What is asked:
How many lines in the listing below include the word "this"? Reply with the count alone.

Data block:
►

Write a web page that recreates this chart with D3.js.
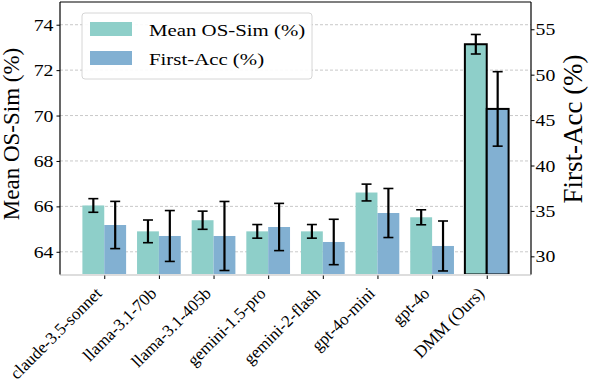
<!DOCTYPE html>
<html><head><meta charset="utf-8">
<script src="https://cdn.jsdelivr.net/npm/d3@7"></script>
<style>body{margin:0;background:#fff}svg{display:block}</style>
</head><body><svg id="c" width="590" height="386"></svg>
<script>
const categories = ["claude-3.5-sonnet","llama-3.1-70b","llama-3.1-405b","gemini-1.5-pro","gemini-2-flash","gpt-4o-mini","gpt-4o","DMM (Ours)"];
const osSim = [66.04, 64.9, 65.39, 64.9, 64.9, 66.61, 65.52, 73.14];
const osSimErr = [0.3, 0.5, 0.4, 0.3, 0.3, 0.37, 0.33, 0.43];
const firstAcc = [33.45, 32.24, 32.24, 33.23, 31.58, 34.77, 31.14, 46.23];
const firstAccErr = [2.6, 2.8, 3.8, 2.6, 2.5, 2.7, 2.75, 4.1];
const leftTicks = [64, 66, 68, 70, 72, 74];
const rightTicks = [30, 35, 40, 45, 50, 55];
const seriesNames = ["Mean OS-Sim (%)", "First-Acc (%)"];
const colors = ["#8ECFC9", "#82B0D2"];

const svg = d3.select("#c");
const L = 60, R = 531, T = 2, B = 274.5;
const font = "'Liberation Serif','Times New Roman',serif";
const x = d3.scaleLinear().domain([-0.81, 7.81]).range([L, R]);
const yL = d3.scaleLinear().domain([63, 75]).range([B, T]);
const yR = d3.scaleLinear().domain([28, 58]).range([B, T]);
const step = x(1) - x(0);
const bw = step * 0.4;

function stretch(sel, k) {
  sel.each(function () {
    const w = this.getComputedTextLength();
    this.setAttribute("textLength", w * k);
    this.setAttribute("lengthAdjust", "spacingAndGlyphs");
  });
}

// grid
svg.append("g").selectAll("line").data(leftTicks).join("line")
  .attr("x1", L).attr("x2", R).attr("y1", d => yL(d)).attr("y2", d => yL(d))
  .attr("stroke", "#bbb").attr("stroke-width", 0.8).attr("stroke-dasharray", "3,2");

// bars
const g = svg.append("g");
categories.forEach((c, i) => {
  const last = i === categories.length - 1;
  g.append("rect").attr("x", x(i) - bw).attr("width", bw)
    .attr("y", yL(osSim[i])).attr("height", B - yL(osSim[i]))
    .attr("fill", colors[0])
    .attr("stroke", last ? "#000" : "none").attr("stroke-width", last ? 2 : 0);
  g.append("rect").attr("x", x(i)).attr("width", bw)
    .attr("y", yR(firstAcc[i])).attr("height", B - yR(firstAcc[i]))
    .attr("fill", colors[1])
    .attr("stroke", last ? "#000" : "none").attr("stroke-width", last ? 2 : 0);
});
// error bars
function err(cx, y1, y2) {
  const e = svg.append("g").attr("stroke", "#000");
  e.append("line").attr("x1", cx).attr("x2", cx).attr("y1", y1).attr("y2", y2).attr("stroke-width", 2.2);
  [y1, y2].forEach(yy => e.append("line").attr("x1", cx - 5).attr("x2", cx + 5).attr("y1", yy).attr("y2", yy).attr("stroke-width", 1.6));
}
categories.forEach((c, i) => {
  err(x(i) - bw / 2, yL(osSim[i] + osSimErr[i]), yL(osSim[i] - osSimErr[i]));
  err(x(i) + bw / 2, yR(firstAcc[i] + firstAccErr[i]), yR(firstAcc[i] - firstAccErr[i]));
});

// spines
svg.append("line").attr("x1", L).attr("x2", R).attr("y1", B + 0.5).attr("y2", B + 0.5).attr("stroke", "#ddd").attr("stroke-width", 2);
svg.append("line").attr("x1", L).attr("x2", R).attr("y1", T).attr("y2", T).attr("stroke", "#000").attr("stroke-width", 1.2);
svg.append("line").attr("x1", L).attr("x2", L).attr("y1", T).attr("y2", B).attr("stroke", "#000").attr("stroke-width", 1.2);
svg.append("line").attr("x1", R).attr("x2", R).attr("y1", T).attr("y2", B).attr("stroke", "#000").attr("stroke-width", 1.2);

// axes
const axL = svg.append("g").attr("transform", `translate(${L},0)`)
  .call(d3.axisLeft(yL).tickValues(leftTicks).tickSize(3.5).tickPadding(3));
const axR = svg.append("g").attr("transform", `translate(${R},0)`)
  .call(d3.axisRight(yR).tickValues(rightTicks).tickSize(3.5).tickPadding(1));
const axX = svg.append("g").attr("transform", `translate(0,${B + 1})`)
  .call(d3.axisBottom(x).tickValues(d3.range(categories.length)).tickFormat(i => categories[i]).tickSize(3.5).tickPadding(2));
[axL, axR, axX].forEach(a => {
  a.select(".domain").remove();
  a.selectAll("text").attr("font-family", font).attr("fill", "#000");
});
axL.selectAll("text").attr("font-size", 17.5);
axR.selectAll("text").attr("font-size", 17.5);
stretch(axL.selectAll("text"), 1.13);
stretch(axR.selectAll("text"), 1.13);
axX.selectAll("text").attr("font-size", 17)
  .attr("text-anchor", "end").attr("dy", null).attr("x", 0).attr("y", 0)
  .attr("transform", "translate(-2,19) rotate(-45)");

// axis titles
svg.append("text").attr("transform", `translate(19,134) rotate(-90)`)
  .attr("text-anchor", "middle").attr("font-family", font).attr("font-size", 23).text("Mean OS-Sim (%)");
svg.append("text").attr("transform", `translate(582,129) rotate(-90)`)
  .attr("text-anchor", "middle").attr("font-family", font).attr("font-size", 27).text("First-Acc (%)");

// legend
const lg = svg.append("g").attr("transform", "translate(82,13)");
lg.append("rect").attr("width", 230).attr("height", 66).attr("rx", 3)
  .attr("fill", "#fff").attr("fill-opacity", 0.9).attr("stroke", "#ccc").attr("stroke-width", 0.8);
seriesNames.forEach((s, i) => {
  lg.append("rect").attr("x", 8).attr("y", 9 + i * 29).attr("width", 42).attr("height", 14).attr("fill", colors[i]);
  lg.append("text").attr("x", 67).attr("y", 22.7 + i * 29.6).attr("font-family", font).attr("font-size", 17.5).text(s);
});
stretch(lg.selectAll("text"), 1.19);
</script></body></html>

◄

Solution below:
4